The performance– from Salma and accompanied by celloist Peter Nicolson – is full of spaciousness. It invites us, the audience, to imagine another’s experience and encourages us to practice empathy.

Image: Salma Faraji peforming 'I Hear You'
Strategies for Slowing Down: Laura Fisher
‘Slowing down is about unlearning urgency as the default’
‘What’s possible for all of us will be different’
‘The artistic possibilities of doing things differently’
‘Create change within the spheres of your influence’
‘Make plans generously, hold them lightly’
‘Whatever is possible today is enough’
‘People should always come before the project’
‘Make rest precious’
‘A score for a sore and tired body’
‘Adaptable, scalable work’
‘Dramaturgies of rest and slowness’
‘Resist extractive ways of thinking’
‘Stop trying to always start from scratch’
‘What am I prepared to let go of?’
‘Where can I build on and support the work of others?’
‘What are my tools of soft resistance?’

Image: Laura Fisher with BSL interpration from Amy Cheskin
The Choreography of Care: Claire Cunningham
‘The aesthetics of access – the practice of embedding access tools and strategies into performance making and staging’
‘Noticing what is difficult or easeful for disabled folks, and acting on it, as a form of care’
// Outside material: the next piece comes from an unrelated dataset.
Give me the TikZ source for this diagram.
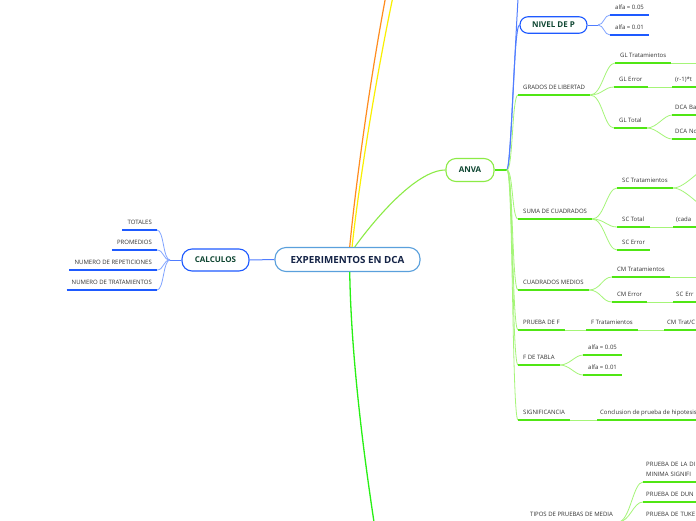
\documentclass[tikz,border=0pt]{standalone}
\usepackage{fontspec}
\setmainfont{Open Sans}
\usepackage{xcolor}
\usepackage{tikz}
\definecolor{rootline}{RGB}{90,160,220}
\definecolor{roottext}{RGB}{20,35,70}
\definecolor{topictext}{RGB}{15,70,50}
\definecolor{leaftext}{RGB}{50,50,50}
\definecolor{bluedark}{RGB}{30,90,255}
\definecolor{bluemid}{RGB}{80,125,255}
\definecolor{bluelight}{RGB}{130,165,255}
\definecolor{greendark}{RGB}{80,230,20}
\definecolor{greenlight}{RGB}{165,245,120}
\definecolor{greenbox}{RGB}{140,235,70}
\definecolor{mainorange}{RGB}{255,140,30}
\definecolor{mainyellow}{RGB}{250,240,0}
\definecolor{maingreen}{RGB}{40,240,20}
\tikzset{
    rootbox/.style={draw=rootline,line width=1.1pt,rounded corners=11pt,fill=white,text=roottext,
        font=\fontsize{9.8}{11}\selectfont\bfseries,minimum width=145pt,minimum height=24pt,inner sep=0pt},
    topicbox/.style={line width=1.1pt,fill=white,text=topictext,font=\fontsize{8}{9}\selectfont\bfseries,inner sep=0pt},
    bluetopic/.style={topicbox,draw=bluedark,rounded corners=10pt},
    greentopic/.style={topicbox,draw=greenbox,rounded corners=10pt},
    leaf/.style={text=leaftext,font=\fontsize{6}{10}\selectfont,inner xsep=5pt,inner ysep=0pt,text height=4.5pt,text depth=5pt},
    rleaf/.style={leaf,anchor=south west},
    lleaf/.style={leaf,anchor=south east},
    cutleaf/.style={rleaf,inner xsep=3pt,text width=62pt,align=left},
    bline/.style={draw=bluedark,line width=1.4pt},
    bjoin/.style={draw=bluemid,line width=1pt},
    bcurve/.style={draw=bluelight,line width=0.8pt},
    gline/.style={draw=greendark,line width=1.4pt},
    gjoin/.style={draw=greendark,line width=1.2pt},
    gcurve/.style={draw=greenlight,line width=0.8pt},
}

\begin{document}
\begin{tikzpicture}[x=1pt,y=-1pt]
        \useasboundingbox[fill=white] (0,0) rectangle (696,520);

        \node[rootbox] (root) at (347.5,259.5) {EXPERIMENTOS EN DCA};
        \node[bluetopic,minimum width=67pt,minimum height=22pt] (calc) at (215.5,260) {CALCULOS};
        \node[greentopic,minimum width=48pt,minimum height=23pt] (anva) at (470,170) {ANVA};
        \node[bluetopic,rounded corners=8pt,minimum width=67pt,minimum height=16.5pt] (nivel) at (553.5,25) {NIVEL DE P};

        \coordinate (orangeend) at (393,-40);
        \coordinate (yellowend) at (401,-40);
        \coordinate (downend) at (380,560);
        \draw[mainorange,line width=1.2pt] (root.80) .. controls (355,190) and (372,60) .. (orangeend);
        \draw[mainyellow,line width=1.2pt] (root.70) .. controls (358,190) and (378,60) .. (yellowend);
        \draw[maingreen,line width=1.3pt] (root.-80) .. controls (351,350) and (362,450) .. (downend);
        \draw[greenbox,line width=1.1pt] (root.60) .. controls +(18,-25) and +(-30,0) .. (anva.west);
        \draw[bjoin] (root.west) -- (calc.east);

        \node[lleaf] (totales) at (157,230) {TOTALES};
        \node[lleaf] (promedios) at (157,250) {PROMEDIOS};
        \node[lleaf] (repet) at (157,270) {NUMERO DE REPETICIONES};
        \node[lleaf] (tratam) at (157,290) {NUMERO DE TRATAMIENTOS};
        \coordinate (calcout) at (170,260);
        \draw[bjoin] (calc.west) -- (calcout);
        \draw[bcurve] (calcout) .. controls +(-7,0) and +(7,0) .. (totales.south east);
        \draw[bcurve] (calcout) .. controls +(-7,0) and +(7,0) .. (promedios.south east);
        \draw[bcurve] (calcout) .. controls +(-7,0) and +(7,0) .. (repet.south east);
        \draw[bcurve] (calcout) .. controls +(-7,0) and +(7,0) .. (tratam.south east);

        \coordinate (anvaout) at (507,170);
        \coordinate (anvaup) at (524,-60);
        \draw[gjoin] (anva.east) -- (anvaout);
        \draw[bjoin] (anvaout) .. controls +(5,-6) and +(-6,0) .. (nivel.west);
        \draw[bjoin] (anvaout) .. controls +(5,-6) and +(-6,0) .. (anvaup);

        \node[rleaf] (alfa5) at (610,15) {alfa = 0.05};
        \node[rleaf] (alfa1) at (610,35) {alfa = 0.01};
        \coordinate (nivelout) at (598,25);
        \draw[bjoin] (nivel.east) -- (nivelout);
        \draw[bcurve] (nivelout) .. controls +(6,0) and +(-6,0) .. (alfa5.south west);
        \draw[bcurve] (nivelout) .. controls +(6,0) and +(-6,0) .. (alfa1.south west);

        \node[rleaf] (grados) at (518,95) {GRADOS DE LIBERTAD};
        \node[rleaf] (suma) at (518,219) {SUMA DE CUADRADOS};
        \node[rleaf] (cmedios) at (518,290) {CUADRADOS MEDIOS};
        \node[rleaf] (pruebaf) at (518,330) {PRUEBA DE F};
        \node[rleaf] (ftabla) at (518,365) {F DE TABLA};
        \node[rleaf] (signif) at (518,420) {SIGNIFICANCIA};
        \draw[gcurve] (anvaout) .. controls +(6,0) and +(-6,0) .. (grados.south west);
        \draw[gcurve] (anvaout) .. controls +(6,0) and +(-6,0) .. (suma.south west);
        \draw[gcurve] (anvaout) .. controls +(6,0) and +(-6,0) .. (cmedios.south west);
        \draw[gcurve] (anvaout) .. controls +(6,0) and +(-6,0) .. (pruebaf.south west);
        \draw[gcurve] (anvaout) .. controls +(6,0) and +(-6,0) .. (ftabla.south west);
        \draw[gcurve] (anvaout) .. controls +(6,0) and +(-6,0) .. (signif.south west);

        \node[rleaf] (gltrat) at (615,63) {GL Tratamientos};
        \node[rleaf] (glerror) at (614,87) {GL Error};
        \node[rleaf] (gltotal) at (614,128) {GL Total};
        \node[cutleaf] (rmenos) at (672,87) {(r-1)*t};
        \node[cutleaf] (dcaba) at (672,115) {DCA Ba};
        \node[cutleaf] (dcano) at (672,139) {DCA No};
        \coordinate (gltratout) at (700,63);
        \draw[gcurve] (grados.south east) .. controls +(12,0) and +(-10,0) .. (gltrat.south west);
        \draw[gcurve] (grados.south east) .. controls +(12,0) and +(-10,0) .. (glerror.south west);
        \draw[gcurve] (grados.south east) .. controls +(12,0) and +(-10,0) .. (gltotal.south west);
        \draw[gcurve] (gltrat.south east) -- (gltratout);
        \draw[gcurve] (glerror.south east) -- (rmenos.south west);
        \draw[gcurve] (gltotal.south east) .. controls +(10,0) and +(-8,0) .. (dcaba.south west);
        \draw[gcurve] (gltotal.south east) .. controls +(10,0) and +(-8,0) .. (dcano.south west);

        \node[rleaf] (sctrat) at (617,188) {SC Tratamientos};
        \node[rleaf] (sctotal) at (617,227) {SC Total};
        \node[rleaf] (scerror) at (617,250) {SC Error};
        \node[cutleaf] (cada) at (673,227) {(cada};
        \coordinate (sctratup) at (716,164);
        \coordinate (sctratdown) at (716,212);
        \draw[gcurve] (suma.south east) .. controls +(12,0) and +(-10,0) .. (sctrat.south west);
        \draw[gcurve] (suma.south east) .. controls +(12,0) and +(-10,0) .. (sctotal.south west);
        \draw[gcurve] (suma.south east) .. controls +(12,0) and +(-10,0) .. (scerror.south west);
        \draw[gcurve] (sctrat.south east) .. controls +(14,0) and +(-14,0) .. (sctratup);
        \draw[gcurve] (sctrat.south east) .. controls +(14,0) and +(-14,0) .. (sctratdown);
        \draw[gcurve] (sctotal.south east) -- (cada.south west);

        \node[rleaf] (cmtrat) at (612,277) {CM Tratamientos};
        \node[rleaf] (cmerror) at (612,302) {CM Error};
        \node[cutleaf] (scerr) at (673,302) {SC Err};
        \coordinate (cmtratout) at (700,277);
        \draw[gcurve] (cmedios.south east) .. controls +(12,0) and +(-10,0) .. (cmtrat.south west);
        \draw[gcurve] (cmedios.south east) .. controls +(12,0) and +(-10,0) .. (cmerror.south west);
        \draw[gcurve] (cmtrat.south east) -- (cmtratout);
        \draw[gcurve] (cmerror.south east) -- (scerr.south west);

        \node[rleaf] (ftrat) at (586,330) {F Tratamientos};
        \node[cutleaf] (cmtratc) at (664,330) {CM Trat/C};
        \draw[gcurve] (pruebaf.south east) -- (ftrat.south west);
        \draw[gcurve] (ftrat.south east) -- (cmtratc.south west);

        \node[rleaf] (alfa5t) at (583,355) {alfa = 0.05};
        \node[rleaf] (alfa1t) at (583,375) {alfa = 0.01};
        \draw[gcurve] (ftabla.south east) .. controls +(10,0) and +(-8,0) .. (alfa5t.south west);
        \draw[gcurve] (ftabla.south east) .. controls +(10,0) and +(-8,0) .. (alfa1t.south west);

        \node[rleaf,inner xsep=3pt] (conclu) at (597,420) {Conclusion de prueba de hipotesis};
        \draw[gcurve] (signif.south east) -- (conclu.south west);

        \node[rleaf] (tipos) at (525,522) {TIPOS DE PRUEBAS DE MEDIA};
        \node[cutleaf,text depth=15pt] (pdms) at (643,482) {PRUEBA DE LA DI\\MINIMA SIGNIFI};
        \node[cutleaf] (pduncan) at (643,502) {PRUEBA DE DUN};
        \node[cutleaf] (ptukey) at (643,522) {PRUEBA DE TUKE};
        \draw[gcurve] (tipos.south east) .. controls +(12,0) and +(-10,0) .. (pdms.south west);
        \draw[gcurve] (tipos.south east) .. controls +(12,0) and +(-10,0) .. (pduncan.south west);
        \draw[gcurve] (tipos.south east) .. controls +(12,0) and +(-10,0) .. (ptukey.south west);

        \draw[bline] (totales.south west) -- (totales.south east) (promedios.south west) -- (promedios.south east)
            (repet.south west) -- (repet.south east) (tratam.south west) -- (tratam.south east)
            (alfa5.south west) -- (alfa5.south east) (alfa1.south west) -- (alfa1.south east);
        \draw[gline] (grados.south west) -- (grados.south east) (suma.south west) -- (suma.south east)
            (cmedios.south west) -- (cmedios.south east) (pruebaf.south west) -- (pruebaf.south east)
            (ftabla.south west) -- (ftabla.south east) (signif.south west) -- (signif.south east)
            (gltrat.south west) -- (gltrat.south east) (glerror.south west) -- (glerror.south east)
            (gltotal.south west) -- (gltotal.south east) (rmenos.south west) -- (rmenos.south east)
            (dcaba.south west) -- (dcaba.south east) (dcano.south west) -- (dcano.south east)
            (sctrat.south west) -- (sctrat.south east) (sctotal.south west) -- (sctotal.south east)
            (scerror.south west) -- (scerror.south east) (cada.south west) -- (cada.south east)
            (cmtrat.south west) -- (cmtrat.south east) (cmerror.south west) -- (cmerror.south east)
            (scerr.south west) -- (scerr.south east) (ftrat.south west) -- (ftrat.south east)
            (cmtratc.south west) -- (cmtratc.south east) (alfa5t.south west) -- (alfa5t.south east)
            (alfa1t.south west) -- (alfa1t.south east) (conclu.south west) -- (conclu.south east)
            (pdms.south west) -- (pdms.south east) (pduncan.south west) -- (pduncan.south east);
    \end{tikzpicture}
\end{document}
‘Design as Care…opening out to consider design of a project, design of a schedule, someone’s journey to rehearsal’
‘How might making it easy to leave be an act of care?’
‘Someone leaving could be a positive act’
‘Time as Care…giving time is important and may save time later’
‘Check-in time… giving attention and time…is not additional but is part of the work’
‘Communication as Care… recognise various ways and speeds of communicating’
‘Performance as Care… performing itself as an act of care’
‘What do I desire next, what would feed me, what would make want to repeatedly perform a work?’
‘Audience aftercare as part of the show, not additional’
‘The Complexity of Care…what happens when the needs and desires of some affect the needs and desires of others?’